If we want to keep the ability to store OOBs, I recommend we disable OOBs for all measurements, but have the user be able to turn on an "enable" flag to say, "I am interested in counting the number of times this measurement is out of bounds". Note that the user has to do this anyway if they want to be alerted when this condition occurs.
In the end, what OOBs give us that alert-on-baseline doesn't is just a count of the number of times a measurement is out of bounds. Just a number. It has no semantics whatsoever - it doesn't necessarily mean the resource is a problem resource and it doesn't necessarily mean the measurement is bad or wrong. All it simply is, is "this is the number of times a metric was seen to be out of the range of the baseline". With that in mind, I'm not sure if its worth trying to fix the OOB design - does OOB provide such a valueable feature over and above alert-on-baseline-OOB to warrant spending additional time to fix it?
If we completely remove OOB calculations and storage as implemented in RHQ 1.1, our server would run much better:
It wouldn't have to process all of those OOB JMS messages (one message per OOB)
Transaction problems would alleviate due to the smaller number of JMS messages to process
We wouldn't have a table of 20M rows (we've seen Postgres not like large tables like this)
We wouldn't have to worry about purging all of those millions of rows during data purge job
(this would put less load on the database during times we run the data purge job)
The Alert Cache would have a much smaller footprint since it no longer has to cache OOB conditions
Remember that, in theory, the concept of an OOB sounds great. How we make this useful in the real world becomes the challenge. What can we do as a replacement to the OOB functionality we plan to rip out?
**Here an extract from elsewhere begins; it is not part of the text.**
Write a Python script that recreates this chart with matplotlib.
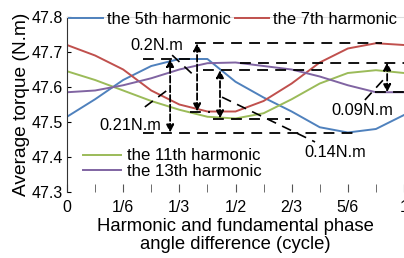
import matplotlib
matplotlib.use("Agg")
import matplotlib.pyplot as plt
import numpy as np

plt.rcParams["font.family"] = ["Liberation Sans", "DejaVu Sans"]

# Phase difference sampled every 1/12 cycle
phase = np.arange(13) / 12
torque_5th = [47.515, 47.565, 47.62, 47.66, 47.68, 47.68, 47.615, 47.57, 47.53, 47.485, 47.47, 47.48, 47.52]
torque_7th = [47.72, 47.69, 47.65, 47.59, 47.55, 47.53, 47.53, 47.56, 47.61, 47.67, 47.71, 47.725, 47.72]
torque_11th = [47.645, 47.62, 47.59, 47.56, 47.535, 47.515, 47.51, 47.525, 47.565, 47.61, 47.64, 47.648, 47.64]
torque_13th = [47.585, 47.59, 47.605, 47.625, 47.65, 47.668, 47.67, 47.66, 47.65, 47.63, 47.605, 47.585, 47.585]

tick_pos = [0, 1/6, 1/3, 1/2, 2/3, 5/6, 1]
tick_labels = ["0", "1/6", "1/3", "1/2", "2/3", "5/6", "1"]

colors = ["#4F81BD", "#C0504D", "#9BBB59", "#8064A2"]
names = ["the 5th harmonic", "the 7th harmonic", "the 11th harmonic", "the 13th harmonic"]
series = [torque_5th, torque_7th, torque_11th, torque_13th]

# ripple annotations: arrow x, max-line span, min-line span, label text/pos, leader line
arrow_x = [0.306, 0.386, 0.454, 0.95]
max_span = [(0.225, 0.39), (0.38, 0.935), (0.404, 0.757), (0.513, 1.0)]
min_span = [(0.225, 0.864), (0.365, 0.424), (0.433, 0.662), (0.914, 1.0)]
ripple_text = ["0.21N.m", "0.2N.m", "0.14N.m", "0.09N.m"]
text_pos = [(0.187, 47.491), (0.267, 47.72), (0.795, 47.414), (0.875, 47.534)]
leaders = [((0.231, 47.543), (0.306, 47.597)),
           ((0.312, 47.691), (0.38, 47.63)),
           ((0.46, 47.571), (0.736, 47.443)),
           ((0.884, 47.563), (0.938, 47.62))]

fig = plt.figure(figsize=(4.04, 2.58), dpi=100)
ax = fig.add_axes([67/404, 66/258, 337/404, 175/258])

lines = []
for vals, c, n in zip(series, colors, names):
    ln, = ax.plot(phase, vals, color=c, lw=1.4, label=n)
    lines.append(ln)

for i, vals in enumerate(series):
    top, bot = max(vals), min(vals)
    ax.plot(max_span[i], [top, top], "k--", lw=1.3, dashes=(6, 4))
    ax.plot(min_span[i], [bot, bot], "k--", lw=1.3, dashes=(6, 4))
    ax.annotate("", xy=(arrow_x[i], top), xytext=(arrow_x[i], bot),
                arrowprops=dict(arrowstyle="<|-|>", color="k", lw=1.3,
                                ls="--", mutation_scale=11, shrinkA=0, shrinkB=0))
    (x0, y0), (x1, y1) = leaders[i]
    ax.plot([x0, x1], [y0, y1], "k--", lw=1.2, dashes=(6, 4))
    ax.text(text_pos[i][0], text_pos[i][1], ripple_text[i], fontsize=11.8,
            ha="center", va="center")

ax.set_xlim(0, 1)
ax.set_ylim(47.3, 47.8)
ax.set_xticks(tick_pos)
ax.set_xticklabels(tick_labels)
ax.set_xticks(np.arange(13) / 12, minor=True)
ax.set_yticks(np.arange(47.3, 47.81, 0.1))
ax.set_yticklabels(["47.3", "47.4", "47.5", "47.6", "47.7", "47.8"])
ax.tick_params(axis="x", which="both", direction="in", length=6, color="#555555",
               labelsize=11.5, pad=6)
ax.tick_params(axis="y", direction="in", length=3, labelsize=11.5, pad=3)

ax.spines["left"].set_color("#333333")
ax.spines["bottom"].set_visible(False)
ax.spines["right"].set_visible(False)
ax.spines["top"].set_color("#dddddd")

ax.set_xlabel("Harmonic and fundamental phase\nangle difference (cycle)",
              fontsize=13.3, labelpad=2, linespacing=1.05)
ax.set_ylabel("Average torque (N.m)", fontsize=13.8, labelpad=1)

leg1 = fig.legend(handles=lines[:2], loc="center left", ncol=2,
                  bbox_to_anchor=(67/404, (258-19)/258), frameon=False,
                  fontsize=11.9, handlelength=2.1, handletextpad=0.2,
                  columnspacing=0.25, borderpad=0.1, borderaxespad=0)
leg2 = fig.legend(handles=lines[2:], loc="center left",
                  bbox_to_anchor=(81/404, (258-163.5)/258), frameon=False,
                  fontsize=12.1, handlelength=2.3, handletextpad=0.35,
                  labelspacing=0.0, borderpad=0.1, borderaxespad=0)

fig.savefig("out.png", dpi=100)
First, let's come to a conclusion as to what it is we really want when we say we like the OOB as a theoretical concept. What we want is for the system to answer a very basic question, which is:
What resources are, or have recently, emitted a measurement whose value is outside of the normal range of values it previously has emitted?
In other words, what we really want to know is which resources are behaving in a way that it hasn't before, based on recent past behavior.
This really is nothing more than a database query that compares a resource's measurements with its baselines - any measurements that are outside of the baselines will force its resource to be returned by the query.
As a corrolary, we could have this query sort the results such that those resources that are behaving the most abnormally would come first.
So, we can therefore, replace the current OOB functionality with a database query with a UI component that displays the results of that query.
What we would like future OOB features to tell us is:
What resources have currently emitted one or more measurements whose values fall outside of the baseline
Given the list of resources from above, sort them based on the largest percentage difference from its measurements to its baseline (i.e. if the baseline is 100 and a measurement came in at 110, that's a 10% difference; but if another resource had a baseline of 1000 and a measurement of 1200, that's a 20% difference and thus should appear first in the list of "OOB resources".
Given the list of resources from above, sort them based on how long its measurements have been OOB. If a resource only recently emitted a measurement with OOB values (say, within the last hour), it should be listed last compared to a resource that has been emitting a measurement with OOB values for the past 24 hours straight.